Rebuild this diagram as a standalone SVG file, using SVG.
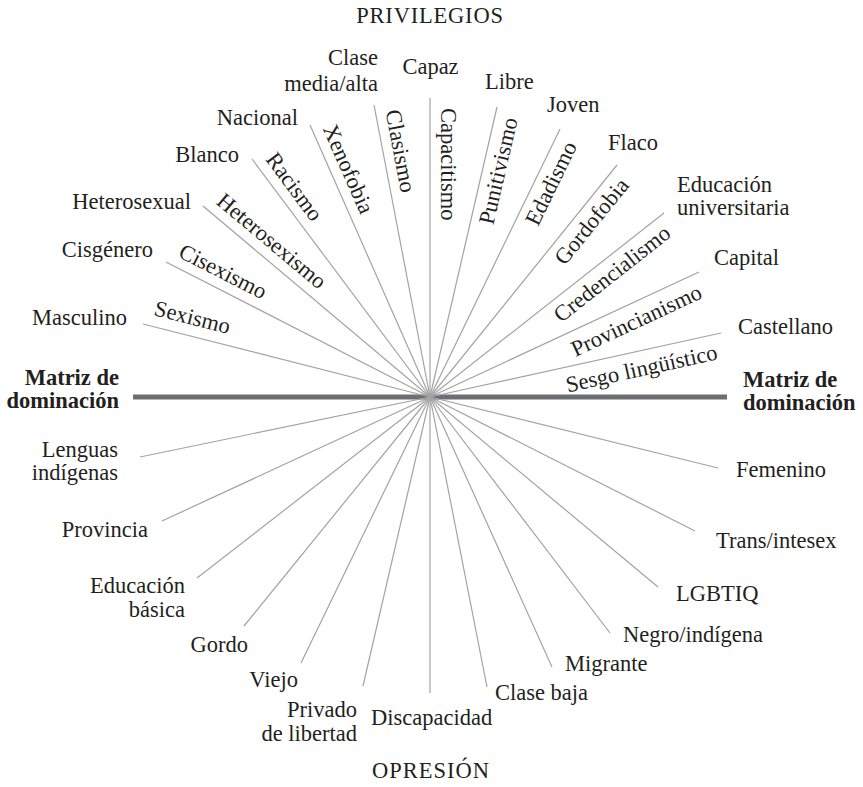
<svg xmlns="http://www.w3.org/2000/svg" width="863" height="787" viewBox="0 0 863 787">
<style>
text{font-family:"Liberation Serif","Times New Roman",serif;font-size:22.5px;fill:#231f20}
.b{font-weight:bold}
.e{text-anchor:end}
.m{text-anchor:middle}
.ray{stroke:#a3a3a3;stroke-width:1.2;fill:none}
.axis{stroke:#6d6e71;stroke-width:5;fill:none}
</style>
<rect width="863" height="787" fill="#ffffff"/>
<g id="connectors">
<line class="axis" x1="133" y1="397" x2="727" y2="397"/>
<g class="ray">
<line x1="430" y1="397" x2="143" y2="324"/>
<line x1="430" y1="397" x2="166" y2="262"/>
<line x1="430" y1="397" x2="203" y2="206"/>
<line x1="430" y1="397" x2="252" y2="159"/>
<line x1="430" y1="397" x2="310" y2="125"/>
<line x1="430" y1="397" x2="374" y2="105"/>
<line x1="430" y1="397" x2="430" y2="98"/>
<line x1="430" y1="397" x2="497" y2="107"/>
<line x1="430" y1="397" x2="560" y2="129"/>
<line x1="430" y1="397" x2="617" y2="165"/>
<line x1="430" y1="397" x2="664" y2="213"/>
<line x1="430" y1="397" x2="699" y2="272"/>
<line x1="430" y1="397" x2="721" y2="333"/>
<line x1="430" y1="397" x2="140" y2="457"/>
<line x1="430" y1="397" x2="162" y2="521"/>
<line x1="430" y1="397" x2="197" y2="578"/>
<line x1="430" y1="397" x2="244" y2="626"/>
<line x1="430" y1="397" x2="301" y2="663"/>
<line x1="430" y1="397" x2="363" y2="686"/>
<line x1="430" y1="397" x2="430" y2="693"/>
<line x1="430" y1="397" x2="487" y2="687"/>
<line x1="430" y1="397" x2="552" y2="667"/>
<line x1="430" y1="397" x2="610" y2="633"/>
<line x1="430" y1="397" x2="658" y2="587"/>
<line x1="430" y1="397" x2="695" y2="531"/>
<line x1="430" y1="397" x2="718" y2="468"/>
</g>
</g>
<g id="titulo-privilegios"><text class="m" x="430" y="23" letter-spacing="0.8">PRIVILEGIOS</text></g>
<g id="titulo-opresion"><text class="m" x="431" y="778" letter-spacing="1">OPRESIÓN</text></g>
<g id="matriz-izq"><text class="b e" x="119" y="385">Matriz de</text><text class="b e" x="119" y="408">dominación</text></g>
<g id="matriz-der"><text class="b" x="743" y="387">Matriz de</text><text class="b" x="743" y="410">dominación</text></g>
<g id="sexismo"><text transform="translate(153,315) rotate(14.27)">Sexismo</text></g>
<g id="cisexismo"><text transform="translate(177.3,256.4) rotate(27.08)">Cisexismo</text></g>
<g id="heterosexismo"><text transform="translate(215.3,203.2) rotate(40.08)">Heterosexismo</text></g>
<g id="racismo"><text transform="translate(264.9,159.6) rotate(53.2)">Racismo</text></g>
<g id="xenofobia"><text transform="translate(322.5,128.6) rotate(66.19)">Xenofobia</text></g>
<g id="clasismo"><text transform="translate(385.4,111.3) rotate(79.14)">Clasismo</text></g>
<g id="capacitismo"><text transform="translate(440.5,108) rotate(90)">Capacitismo</text></g>
<g id="punitivismo"><text class="e" transform="translate(517.7,119.6) rotate(-77)">Punitivismo</text></g>
<g id="edadismo"><text class="e" transform="translate(577.3,146.1) rotate(-64.12)">Edadismo</text></g>
<g id="gordofobia"><text class="e" transform="translate(629.9,185.6) rotate(-51.13)">Gordofobia</text></g>
<g id="credencialismo"><text class="e" transform="translate(672.1,235.9) rotate(-38.18)">Credencialismo</text></g>
<g id="provincianismo"><text class="e" transform="translate(703.5,297.5) rotate(-24.92)">Provincianismo</text></g>
<g id="sesgo-linguistico"><text class="e" transform="translate(718.5,359.2) rotate(-12.41)">Sesgo lingüístico</text></g>
<g id="masculino"><text class="e" x="127" y="325">Masculino</text></g>
<g id="cisgenero"><text class="e" x="153" y="257">Cisgénero</text></g>
<g id="heterosexual"><text class="e" x="191" y="209">Heterosexual</text></g>
<g id="blanco"><text class="e" x="239" y="162">Blanco</text></g>
<g id="nacional"><text class="e" x="298" y="125">Nacional</text></g>
<g id="clase-media-alta"><text class="e" x="378" y="65">Clase</text><text class="e" x="378" y="91">media/alta</text></g>
<g id="capaz"><text class="m" x="430.5" y="74">Capaz</text></g>
<g id="libre"><text x="485" y="89">Libre</text></g>
<g id="joven"><text x="547" y="112">Joven</text></g>
<g id="flaco"><text x="608" y="150">Flaco</text></g>
<g id="educacion-universitaria"><text x="677" y="192">Educación</text><text x="677" y="215">universitaria</text></g>
<g id="capital"><text x="714" y="265">Capital</text></g>
<g id="castellano"><text x="738" y="334">Castellano</text></g>
<g id="lenguas-indigenas"><text class="e" x="118" y="457">Lenguas</text><text class="e" x="118" y="480">indígenas</text></g>
<g id="provincia"><text class="e" x="148" y="537">Provincia</text></g>
<g id="educacion-basica"><text class="e" x="185" y="593">Educación</text><text class="e" x="185" y="617">básica</text></g>
<g id="gordo"><text class="e" x="248" y="652">Gordo</text></g>
<g id="viejo"><text class="e" x="298" y="687">Viejo</text></g>
<g id="privado-de-libertad"><text class="e" x="357" y="717">Privado</text><text class="e" x="357" y="741">de libertad</text></g>
<g id="discapacidad"><text x="371" y="725">Discapacidad</text></g>
<g id="clase-baja"><text x="495" y="700">Clase baja</text></g>
<g id="migrante"><text x="565" y="671">Migrante</text></g>
<g id="negro-indigena"><text x="623" y="642">Negro/indígena</text></g>
<g id="lgbtiq"><text x="676" y="601">LGBTIQ</text></g>
<g id="trans-intesex"><text x="716" y="548">Trans/intesex</text></g>
<g id="femenino"><text x="736" y="477">Femenino</text></g>
</svg>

====================

[WHAT YOU NEED TO DO] Transcribe the whole listing exactly. Pictures are excluded.

[RESULT FOR THIS EXERCISE]
Rebuild this diagram as a standalone SVG file, using SVG.
<svg xmlns="http://www.w3.org/2000/svg" width="863" height="787" viewBox="0 0 863 787">
<style>
text{font-family:"Liberation Serif","Times New Roman",serif;font-size:22.5px;fill:#231f20}
.b{font-weight:bold}
.e{text-anchor:end}
.m{text-anchor:middle}
.ray{stroke:#a3a3a3;stroke-width:1.2;fill:none}
.axis{stroke:#6d6e71;stroke-width:5;fill:none}
</style>
<rect width="863" height="787" fill="#ffffff"/>
<g id="connectors">
<line class="axis" x1="133" y1="397" x2="727" y2="397"/>
<g class="ray">
<line x1="430" y1="397" x2="143" y2="324"/>
<line x1="430" y1="397" x2="166" y2="262"/>
<line x1="430" y1="397" x2="203" y2="206"/>
<line x1="430" y1="397" x2="252" y2="159"/>
<line x1="430" y1="397" x2="310" y2="125"/>
<line x1="430" y1="397" x2="374" y2="105"/>
<line x1="430" y1="397" x2="430" y2="98"/>
<line x1="430" y1="397" x2="497" y2="107"/>
<line x1="430" y1="397" x2="560" y2="129"/>
<line x1="430" y1="397" x2="617" y2="165"/>
<line x1="430" y1="397" x2="664" y2="213"/>
<line x1="430" y1="397" x2="699" y2="272"/>
<line x1="430" y1="397" x2="721" y2="333"/>
<line x1="430" y1="397" x2="140" y2="457"/>
<line x1="430" y1="397" x2="162" y2="521"/>
<line x1="430" y1="397" x2="197" y2="578"/>
<line x1="430" y1="397" x2="244" y2="626"/>
<line x1="430" y1="397" x2="301" y2="663"/>
<line x1="430" y1="397" x2="363" y2="686"/>
<line x1="430" y1="397" x2="430" y2="693"/>
<line x1="430" y1="397" x2="487" y2="687"/>
<line x1="430" y1="397" x2="552" y2="667"/>
<line x1="430" y1="397" x2="610" y2="633"/>
<line x1="430" y1="397" x2="658" y2="587"/>
<line x1="430" y1="397" x2="695" y2="531"/>
<line x1="430" y1="397" x2="718" y2="468"/>
</g>
</g>
<g id="titulo-privilegios"><text class="m" x="430" y="23" letter-spacing="0.8">PRIVILEGIOS</text></g>
<g id="titulo-opresion"><text class="m" x="431" y="778" letter-spacing="1">OPRESIÓN</text></g>
<g id="matriz-izq"><text class="b e" x="119" y="385">Matriz de</text><text class="b e" x="119" y="408">dominación</text></g>
<g id="matriz-der"><text class="b" x="743" y="387">Matriz de</text><text class="b" x="743" y="410">dominación</text></g>
<g id="sexismo"><text transform="translate(153,315) rotate(14.27)">Sexismo</text></g>
<g id="cisexismo"><text transform="translate(177.3,256.4) rotate(27.08)">Cisexismo</text></g>
<g id="heterosexismo"><text transform="translate(215.3,203.2) rotate(40.08)">Heterosexismo</text></g>
<g id="racismo"><text transform="translate(264.9,159.6) rotate(53.2)">Racismo</text></g>
<g id="xenofobia"><text transform="translate(322.5,128.6) rotate(66.19)">Xenofobia</text></g>
<g id="clasismo"><text transform="translate(385.4,111.3) rotate(79.14)">Clasismo</text></g>
<g id="capacitismo"><text transform="translate(440.5,108) rotate(90)">Capacitismo</text></g>
<g id="punitivismo"><text class="e" transform="translate(517.7,119.6) rotate(-77)">Punitivismo</text></g>
<g id="edadismo"><text class="e" transform="translate(577.3,146.1) rotate(-64.12)">Edadismo</text></g>
<g id="gordofobia"><text class="e" transform="translate(629.9,185.6) rotate(-51.13)">Gordofobia</text></g>
<g id="credencialismo"><text class="e" transform="translate(672.1,235.9) rotate(-38.18)">Credencialismo</text></g>
<g id="provincianismo"><text class="e" transform="translate(703.5,297.5) rotate(-24.92)">Provincianismo</text></g>
<g id="sesgo-linguistico"><text class="e" transform="translate(718.5,359.2) rotate(-12.41)">Sesgo lingüístico</text></g>
<g id="masculino"><text class="e" x="127" y="325">Masculino</text></g>
<g id="cisgenero"><text class="e" x="153" y="257">Cisgénero</text></g>
<g id="heterosexual"><text class="e" x="191" y="209">Heterosexual</text></g>
<g id="blanco"><text class="e" x="239" y="162">Blanco</text></g>
<g id="nacional"><text class="e" x="298" y="125">Nacional</text></g>
<g id="clase-media-alta"><text class="e" x="378" y="65">Clase</text><text class="e" x="378" y="91">media/alta</text></g>
<g id="capaz"><text class="m" x="430.5" y="74">Capaz</text></g>
<g id="libre"><text x="485" y="89">Libre</text></g>
<g id="joven"><text x="547" y="112">Joven</text></g>
<g id="flaco"><text x="608" y="150">Flaco</text></g>
<g id="educacion-universitaria"><text x="677" y="192">Educación</text><text x="677" y="215">universitaria</text></g>
<g id="capital"><text x="714" y="265">Capital</text></g>
<g id="castellano"><text x="738" y="334">Castellano</text></g>
<g id="lenguas-indigenas"><text class="e" x="118" y="457">Lenguas</text><text class="e" x="118" y="480">indígenas</text></g>
<g id="provincia"><text class="e" x="148" y="537">Provincia</text></g>
<g id="educacion-basica"><text class="e" x="185" y="593">Educación</text><text class="e" x="185" y="617">básica</text></g>
<g id="gordo"><text class="e" x="248" y="652">Gordo</text></g>
<g id="viejo"><text class="e" x="298" y="687">Viejo</text></g>
<g id="privado-de-libertad"><text class="e" x="357" y="717">Privado</text><text class="e" x="357" y="741">de libertad</text></g>
<g id="discapacidad"><text x="371" y="725">Discapacidad</text></g>
<g id="clase-baja"><text x="495" y="700">Clase baja</text></g>
<g id="migrante"><text x="565" y="671">Migrante</text></g>
<g id="negro-indigena"><text x="623" y="642">Negro/indígena</text></g>
<g id="lgbtiq"><text x="676" y="601">LGBTIQ</text></g>
<g id="trans-intesex"><text x="716" y="548">Trans/intesex</text></g>
<g id="femenino"><text x="736" y="477">Femenino</text></g>
</svg>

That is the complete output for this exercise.